● WHAT THE TASK ASKS
Search the data below for the word "code" and copy each line that holds it.

● ITEMS
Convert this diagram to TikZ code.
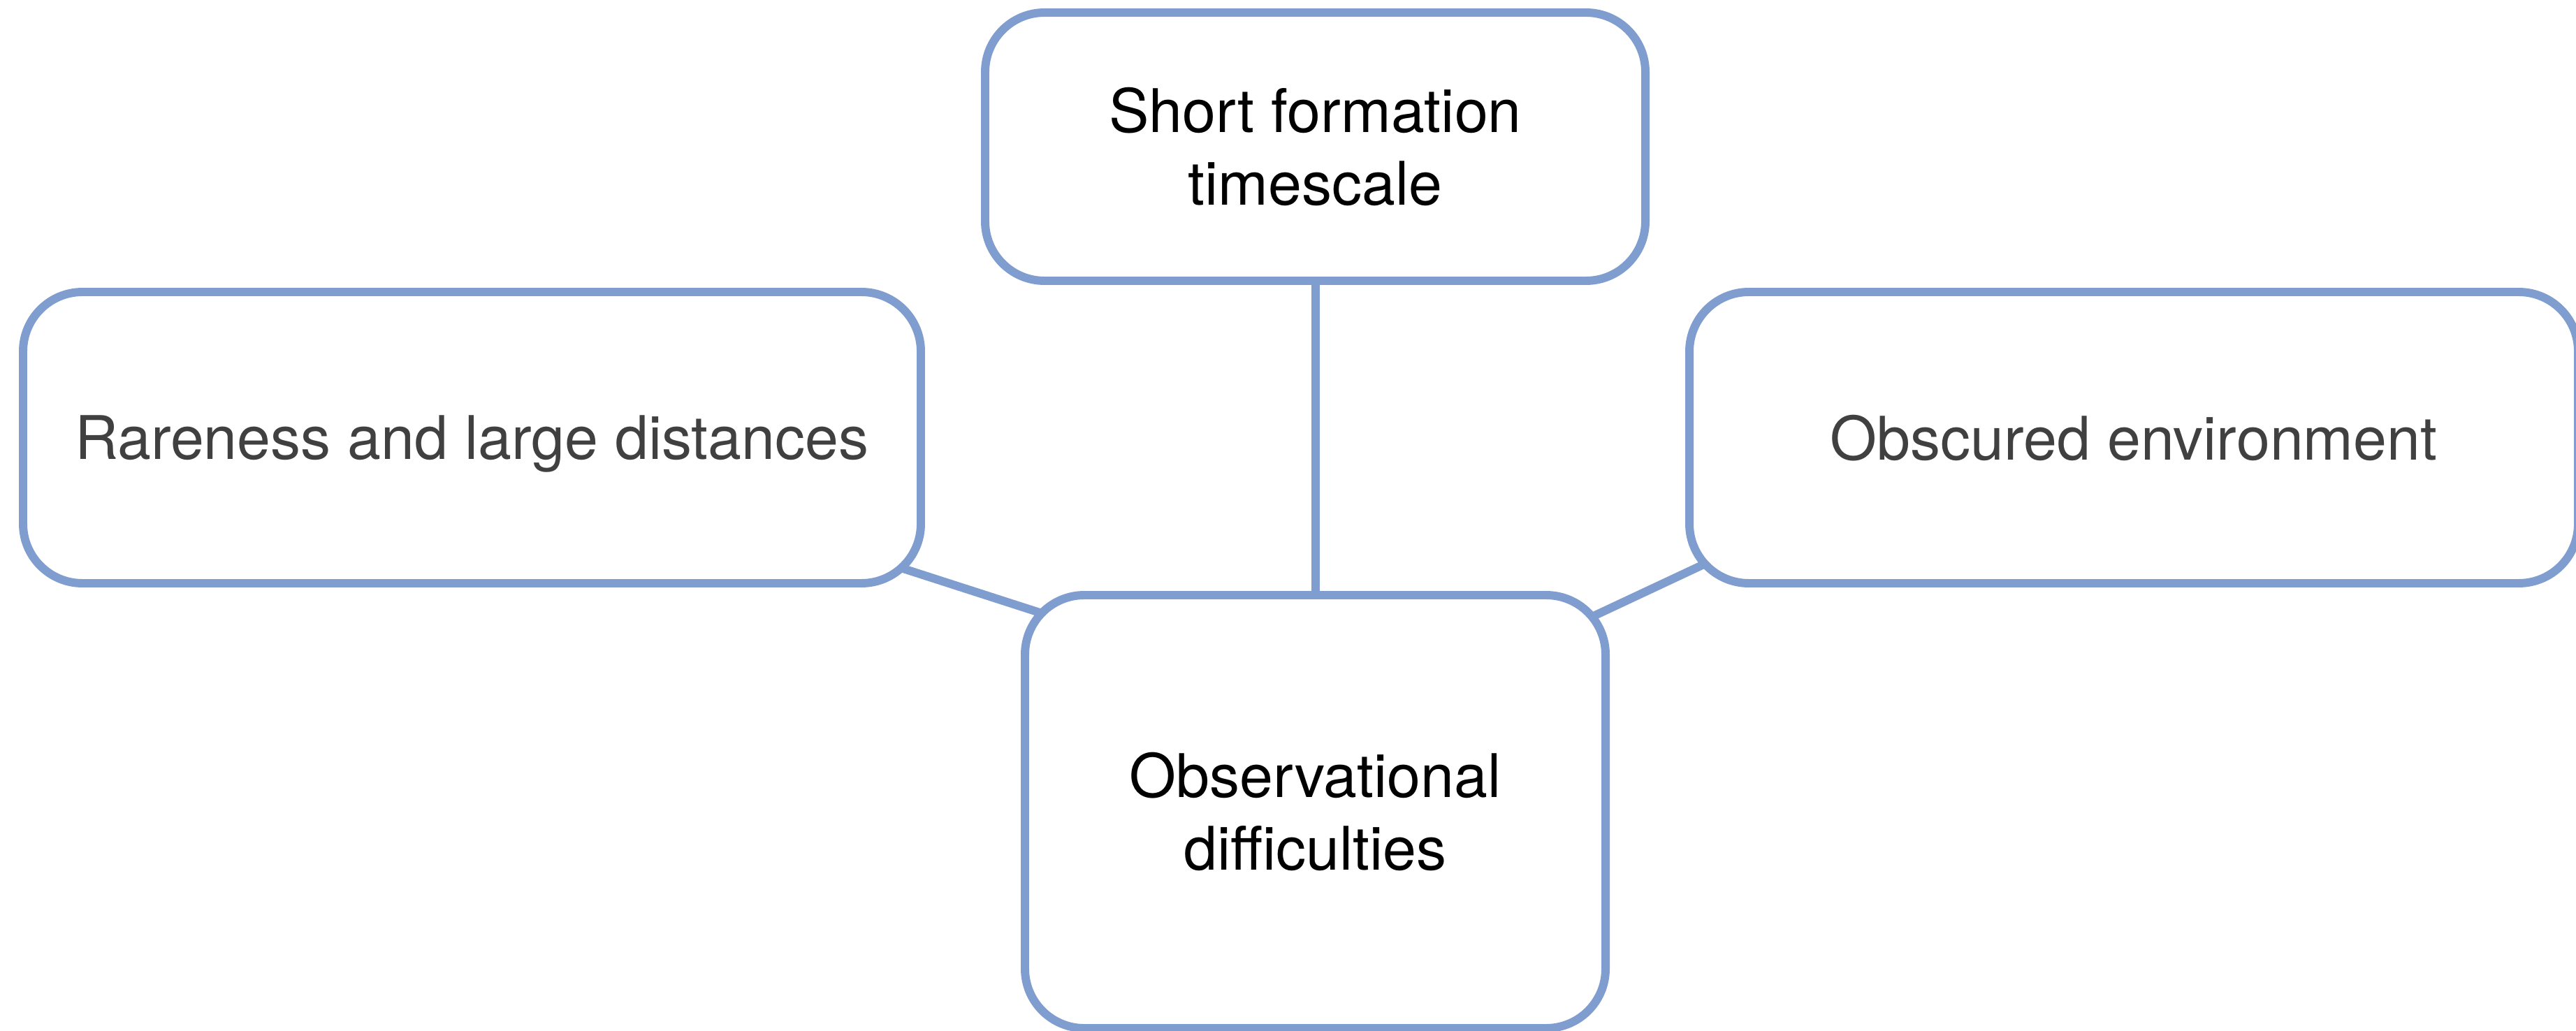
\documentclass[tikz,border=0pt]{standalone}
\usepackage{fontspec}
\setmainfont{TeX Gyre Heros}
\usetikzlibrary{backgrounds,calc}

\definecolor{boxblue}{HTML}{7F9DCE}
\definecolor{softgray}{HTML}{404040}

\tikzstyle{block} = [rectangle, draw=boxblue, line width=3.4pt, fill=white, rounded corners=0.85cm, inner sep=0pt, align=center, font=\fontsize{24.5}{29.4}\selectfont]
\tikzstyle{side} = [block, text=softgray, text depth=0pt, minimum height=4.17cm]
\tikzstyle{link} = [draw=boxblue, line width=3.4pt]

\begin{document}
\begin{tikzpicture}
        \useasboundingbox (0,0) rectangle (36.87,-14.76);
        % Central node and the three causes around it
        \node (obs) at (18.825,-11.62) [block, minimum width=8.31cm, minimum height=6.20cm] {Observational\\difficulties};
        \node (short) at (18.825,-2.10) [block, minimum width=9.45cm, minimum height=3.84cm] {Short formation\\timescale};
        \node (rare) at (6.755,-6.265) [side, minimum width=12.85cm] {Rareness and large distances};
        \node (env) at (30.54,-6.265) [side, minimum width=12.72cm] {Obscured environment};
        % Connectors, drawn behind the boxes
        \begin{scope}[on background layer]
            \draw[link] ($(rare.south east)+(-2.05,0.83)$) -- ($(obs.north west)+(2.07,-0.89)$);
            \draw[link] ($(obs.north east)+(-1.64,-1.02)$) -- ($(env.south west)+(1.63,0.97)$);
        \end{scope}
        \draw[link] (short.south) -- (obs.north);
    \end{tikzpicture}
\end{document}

==

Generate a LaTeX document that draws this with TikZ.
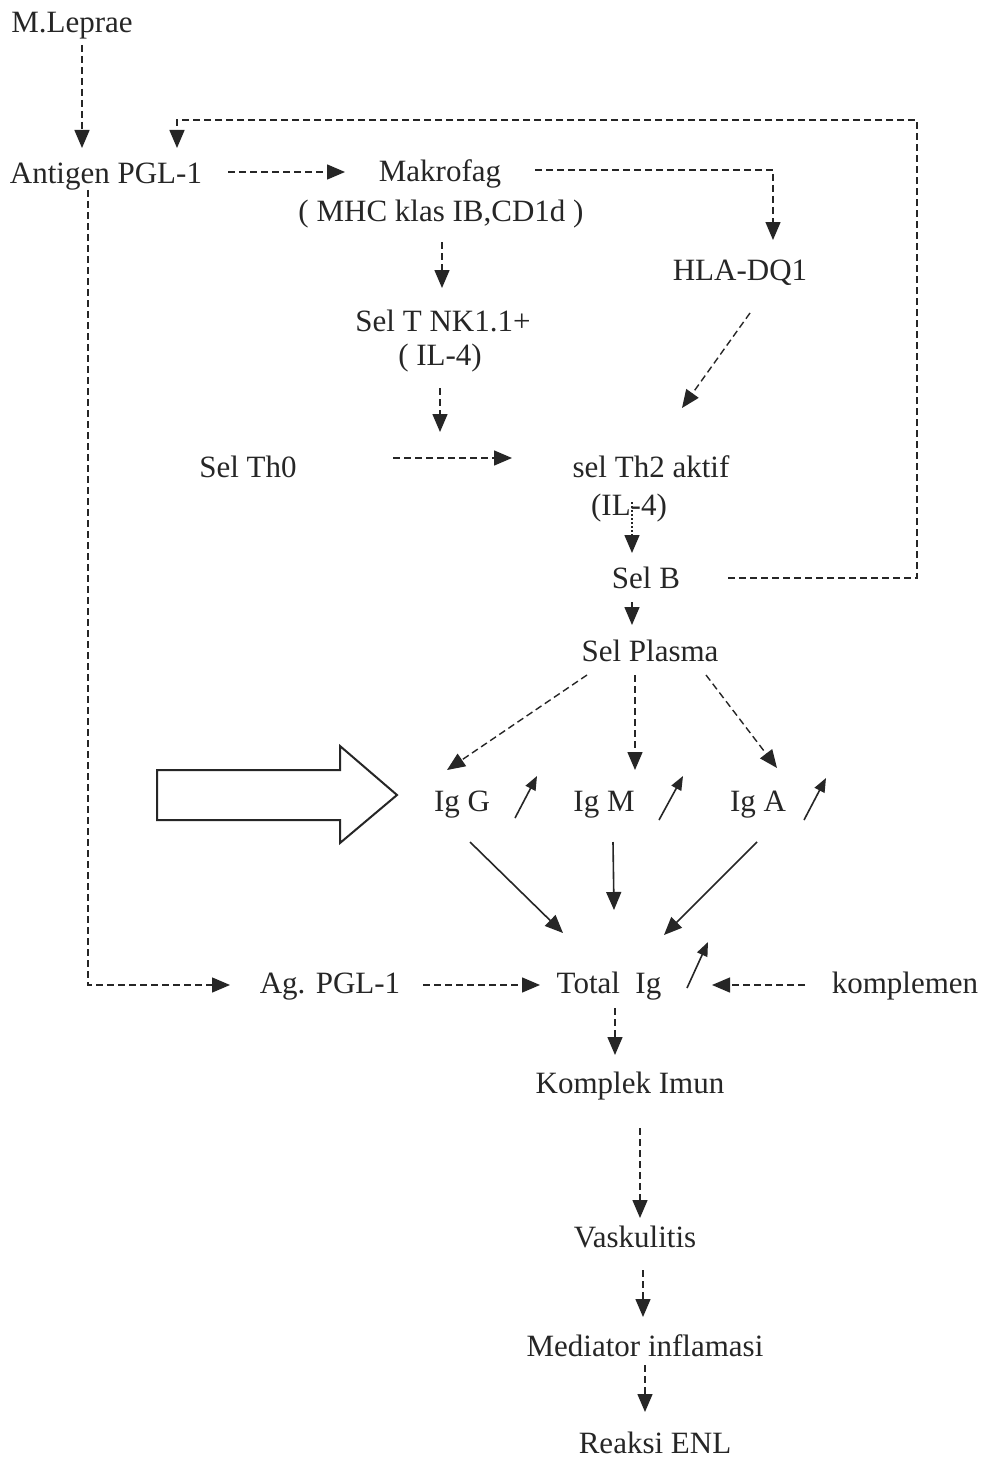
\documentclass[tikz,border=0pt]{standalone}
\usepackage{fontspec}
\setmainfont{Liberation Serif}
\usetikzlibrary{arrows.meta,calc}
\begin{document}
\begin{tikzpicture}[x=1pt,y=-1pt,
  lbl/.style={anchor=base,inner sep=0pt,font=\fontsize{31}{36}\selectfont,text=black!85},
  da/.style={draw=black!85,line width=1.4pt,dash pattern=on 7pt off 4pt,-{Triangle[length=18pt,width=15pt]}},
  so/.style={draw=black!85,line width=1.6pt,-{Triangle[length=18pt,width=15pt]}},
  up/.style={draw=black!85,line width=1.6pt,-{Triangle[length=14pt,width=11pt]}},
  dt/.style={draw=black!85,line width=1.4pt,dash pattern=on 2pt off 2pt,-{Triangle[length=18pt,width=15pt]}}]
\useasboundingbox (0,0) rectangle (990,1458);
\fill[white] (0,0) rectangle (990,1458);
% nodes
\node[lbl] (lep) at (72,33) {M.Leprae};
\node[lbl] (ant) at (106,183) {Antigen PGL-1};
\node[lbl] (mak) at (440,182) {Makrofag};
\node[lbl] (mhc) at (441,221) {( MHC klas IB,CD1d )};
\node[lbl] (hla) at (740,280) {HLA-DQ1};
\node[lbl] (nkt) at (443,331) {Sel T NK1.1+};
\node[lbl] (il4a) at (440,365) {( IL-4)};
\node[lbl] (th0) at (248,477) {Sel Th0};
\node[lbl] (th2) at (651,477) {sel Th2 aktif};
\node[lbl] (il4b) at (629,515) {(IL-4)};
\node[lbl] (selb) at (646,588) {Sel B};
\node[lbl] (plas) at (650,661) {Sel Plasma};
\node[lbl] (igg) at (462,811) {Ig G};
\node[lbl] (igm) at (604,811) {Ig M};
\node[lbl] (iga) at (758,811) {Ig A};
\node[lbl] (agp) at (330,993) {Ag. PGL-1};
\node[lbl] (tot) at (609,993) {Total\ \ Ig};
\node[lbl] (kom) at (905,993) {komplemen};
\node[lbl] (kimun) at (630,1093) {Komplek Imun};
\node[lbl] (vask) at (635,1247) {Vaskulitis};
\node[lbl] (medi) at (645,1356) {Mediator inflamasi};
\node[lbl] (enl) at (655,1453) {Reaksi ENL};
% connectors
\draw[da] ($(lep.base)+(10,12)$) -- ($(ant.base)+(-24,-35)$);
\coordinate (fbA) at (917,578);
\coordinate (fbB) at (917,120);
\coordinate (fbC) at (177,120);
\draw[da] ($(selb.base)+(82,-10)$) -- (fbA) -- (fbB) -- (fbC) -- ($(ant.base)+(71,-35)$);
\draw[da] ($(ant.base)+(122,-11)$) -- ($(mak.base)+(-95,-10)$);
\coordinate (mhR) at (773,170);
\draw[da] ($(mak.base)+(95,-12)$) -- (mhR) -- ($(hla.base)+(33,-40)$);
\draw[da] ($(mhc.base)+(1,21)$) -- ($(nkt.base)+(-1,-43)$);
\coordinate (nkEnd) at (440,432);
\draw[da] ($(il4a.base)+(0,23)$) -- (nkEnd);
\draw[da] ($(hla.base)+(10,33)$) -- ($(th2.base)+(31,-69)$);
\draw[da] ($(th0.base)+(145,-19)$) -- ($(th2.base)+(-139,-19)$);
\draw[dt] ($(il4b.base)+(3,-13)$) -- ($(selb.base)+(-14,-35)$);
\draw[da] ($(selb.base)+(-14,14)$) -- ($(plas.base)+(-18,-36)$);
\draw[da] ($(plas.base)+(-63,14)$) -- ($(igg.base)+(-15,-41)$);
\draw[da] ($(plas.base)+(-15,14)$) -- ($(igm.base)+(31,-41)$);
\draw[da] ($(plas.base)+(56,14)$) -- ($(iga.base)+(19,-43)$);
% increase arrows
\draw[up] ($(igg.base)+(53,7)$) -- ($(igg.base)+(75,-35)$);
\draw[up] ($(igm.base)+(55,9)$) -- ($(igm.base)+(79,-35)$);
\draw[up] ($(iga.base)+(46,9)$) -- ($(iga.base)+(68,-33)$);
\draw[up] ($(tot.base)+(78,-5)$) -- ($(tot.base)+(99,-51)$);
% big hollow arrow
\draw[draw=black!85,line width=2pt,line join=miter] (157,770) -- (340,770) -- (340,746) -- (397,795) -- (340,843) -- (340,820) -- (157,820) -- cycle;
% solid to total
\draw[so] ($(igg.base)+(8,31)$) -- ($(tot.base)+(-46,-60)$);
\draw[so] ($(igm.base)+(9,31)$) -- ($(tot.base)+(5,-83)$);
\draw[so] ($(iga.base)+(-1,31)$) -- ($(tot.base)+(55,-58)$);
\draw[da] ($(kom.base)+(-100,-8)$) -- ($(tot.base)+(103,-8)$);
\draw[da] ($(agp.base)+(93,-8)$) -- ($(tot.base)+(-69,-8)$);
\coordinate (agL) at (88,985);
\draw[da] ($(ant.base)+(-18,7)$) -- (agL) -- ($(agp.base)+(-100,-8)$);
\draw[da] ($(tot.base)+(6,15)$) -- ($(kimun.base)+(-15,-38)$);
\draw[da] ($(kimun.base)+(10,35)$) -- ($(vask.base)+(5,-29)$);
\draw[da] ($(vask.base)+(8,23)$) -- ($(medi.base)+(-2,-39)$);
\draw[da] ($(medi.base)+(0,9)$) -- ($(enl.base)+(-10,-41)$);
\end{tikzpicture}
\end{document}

--

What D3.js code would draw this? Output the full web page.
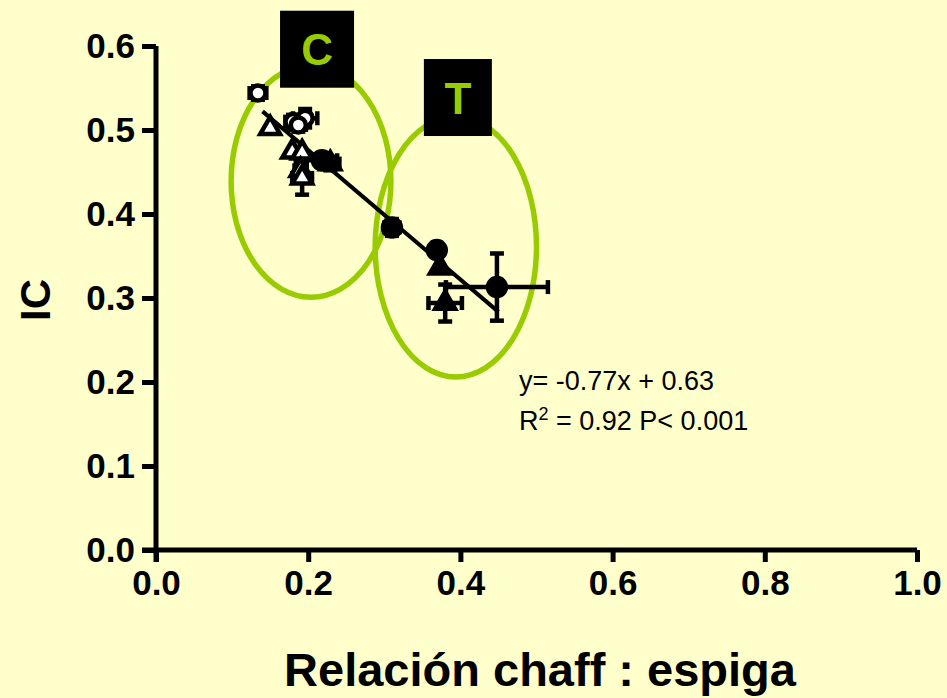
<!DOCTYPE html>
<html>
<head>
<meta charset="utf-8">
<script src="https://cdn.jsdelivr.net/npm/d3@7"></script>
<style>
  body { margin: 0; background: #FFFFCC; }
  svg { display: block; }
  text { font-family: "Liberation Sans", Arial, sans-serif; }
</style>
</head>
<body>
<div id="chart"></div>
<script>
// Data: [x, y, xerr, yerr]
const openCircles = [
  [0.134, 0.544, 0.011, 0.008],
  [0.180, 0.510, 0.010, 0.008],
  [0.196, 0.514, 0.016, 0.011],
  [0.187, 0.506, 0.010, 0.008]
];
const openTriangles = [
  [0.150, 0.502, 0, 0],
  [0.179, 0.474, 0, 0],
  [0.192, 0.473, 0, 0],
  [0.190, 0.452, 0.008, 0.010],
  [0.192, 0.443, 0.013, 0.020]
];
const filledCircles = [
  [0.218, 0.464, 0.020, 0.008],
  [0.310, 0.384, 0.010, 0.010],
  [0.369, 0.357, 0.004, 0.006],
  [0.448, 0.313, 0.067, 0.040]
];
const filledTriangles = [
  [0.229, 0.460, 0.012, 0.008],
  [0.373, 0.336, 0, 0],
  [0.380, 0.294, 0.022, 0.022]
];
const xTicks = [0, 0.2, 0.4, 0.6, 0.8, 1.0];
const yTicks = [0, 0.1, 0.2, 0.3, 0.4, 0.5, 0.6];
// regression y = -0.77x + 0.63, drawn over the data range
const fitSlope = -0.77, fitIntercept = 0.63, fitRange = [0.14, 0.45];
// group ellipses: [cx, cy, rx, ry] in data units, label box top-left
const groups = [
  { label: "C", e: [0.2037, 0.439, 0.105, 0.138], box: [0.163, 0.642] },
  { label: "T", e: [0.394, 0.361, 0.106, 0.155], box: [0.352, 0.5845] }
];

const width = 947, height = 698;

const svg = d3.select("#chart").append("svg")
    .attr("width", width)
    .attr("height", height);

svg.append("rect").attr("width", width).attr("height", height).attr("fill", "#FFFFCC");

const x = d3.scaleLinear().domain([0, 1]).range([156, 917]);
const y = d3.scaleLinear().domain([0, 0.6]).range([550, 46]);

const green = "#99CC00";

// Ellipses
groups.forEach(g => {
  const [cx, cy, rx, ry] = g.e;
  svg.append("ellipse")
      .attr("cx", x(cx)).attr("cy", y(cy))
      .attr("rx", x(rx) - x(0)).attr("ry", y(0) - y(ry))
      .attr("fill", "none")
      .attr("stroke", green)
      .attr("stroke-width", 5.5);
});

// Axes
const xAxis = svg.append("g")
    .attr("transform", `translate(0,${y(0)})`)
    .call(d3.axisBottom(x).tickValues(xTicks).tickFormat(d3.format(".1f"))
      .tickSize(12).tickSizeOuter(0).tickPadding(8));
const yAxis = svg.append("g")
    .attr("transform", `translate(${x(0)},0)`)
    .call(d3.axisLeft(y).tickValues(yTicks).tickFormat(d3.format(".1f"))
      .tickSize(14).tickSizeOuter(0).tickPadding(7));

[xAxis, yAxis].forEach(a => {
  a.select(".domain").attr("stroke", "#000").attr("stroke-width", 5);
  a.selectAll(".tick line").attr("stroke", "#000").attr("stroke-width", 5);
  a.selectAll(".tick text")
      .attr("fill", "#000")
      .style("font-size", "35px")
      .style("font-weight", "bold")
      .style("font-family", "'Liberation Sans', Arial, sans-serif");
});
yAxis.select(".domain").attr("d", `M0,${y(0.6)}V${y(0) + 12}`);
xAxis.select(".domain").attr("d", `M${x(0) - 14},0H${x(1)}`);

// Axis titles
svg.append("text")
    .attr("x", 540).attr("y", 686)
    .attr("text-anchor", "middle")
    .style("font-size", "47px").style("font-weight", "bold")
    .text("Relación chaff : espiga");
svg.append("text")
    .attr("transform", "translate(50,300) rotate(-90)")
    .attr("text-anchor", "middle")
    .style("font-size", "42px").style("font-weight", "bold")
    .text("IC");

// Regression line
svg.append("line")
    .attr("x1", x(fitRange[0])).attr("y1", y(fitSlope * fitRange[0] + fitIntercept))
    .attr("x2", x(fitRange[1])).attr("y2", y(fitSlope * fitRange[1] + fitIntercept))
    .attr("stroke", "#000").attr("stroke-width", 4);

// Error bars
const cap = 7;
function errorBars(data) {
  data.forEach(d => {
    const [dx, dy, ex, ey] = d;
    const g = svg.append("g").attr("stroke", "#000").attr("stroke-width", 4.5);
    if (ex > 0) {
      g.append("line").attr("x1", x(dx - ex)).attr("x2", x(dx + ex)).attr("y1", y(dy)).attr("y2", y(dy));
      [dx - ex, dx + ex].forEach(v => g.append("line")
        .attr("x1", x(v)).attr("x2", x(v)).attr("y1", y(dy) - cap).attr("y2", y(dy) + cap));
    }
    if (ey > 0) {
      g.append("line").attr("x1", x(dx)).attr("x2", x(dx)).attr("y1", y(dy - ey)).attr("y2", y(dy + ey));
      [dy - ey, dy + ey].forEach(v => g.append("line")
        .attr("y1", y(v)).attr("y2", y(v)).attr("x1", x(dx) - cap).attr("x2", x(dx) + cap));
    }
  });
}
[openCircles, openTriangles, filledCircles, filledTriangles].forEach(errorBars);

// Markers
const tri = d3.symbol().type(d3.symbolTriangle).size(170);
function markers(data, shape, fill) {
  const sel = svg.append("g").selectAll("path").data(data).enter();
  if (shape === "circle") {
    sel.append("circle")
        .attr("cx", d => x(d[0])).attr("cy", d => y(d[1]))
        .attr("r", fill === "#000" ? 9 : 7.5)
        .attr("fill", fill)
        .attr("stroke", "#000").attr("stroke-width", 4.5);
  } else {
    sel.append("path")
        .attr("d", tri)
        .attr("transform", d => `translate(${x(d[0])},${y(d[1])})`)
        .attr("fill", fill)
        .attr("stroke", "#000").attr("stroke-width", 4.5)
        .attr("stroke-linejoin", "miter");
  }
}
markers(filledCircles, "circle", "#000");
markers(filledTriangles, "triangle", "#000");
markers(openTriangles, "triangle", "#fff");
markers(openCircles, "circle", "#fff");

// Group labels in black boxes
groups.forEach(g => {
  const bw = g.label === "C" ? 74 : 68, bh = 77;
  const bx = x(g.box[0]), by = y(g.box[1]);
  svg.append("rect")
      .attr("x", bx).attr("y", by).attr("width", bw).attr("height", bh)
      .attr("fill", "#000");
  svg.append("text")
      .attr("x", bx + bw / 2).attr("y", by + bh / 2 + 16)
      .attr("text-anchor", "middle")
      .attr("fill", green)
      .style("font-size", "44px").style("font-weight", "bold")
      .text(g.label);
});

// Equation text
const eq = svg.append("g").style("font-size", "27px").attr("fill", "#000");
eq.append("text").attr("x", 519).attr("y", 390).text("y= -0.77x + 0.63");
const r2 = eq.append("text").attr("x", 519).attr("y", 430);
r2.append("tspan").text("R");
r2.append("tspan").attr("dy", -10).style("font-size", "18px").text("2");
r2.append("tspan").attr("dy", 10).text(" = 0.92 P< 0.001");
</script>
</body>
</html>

● CORRECT RESULT
Convert this diagram to TikZ code.
What D3.js code would draw this? Output the full web page.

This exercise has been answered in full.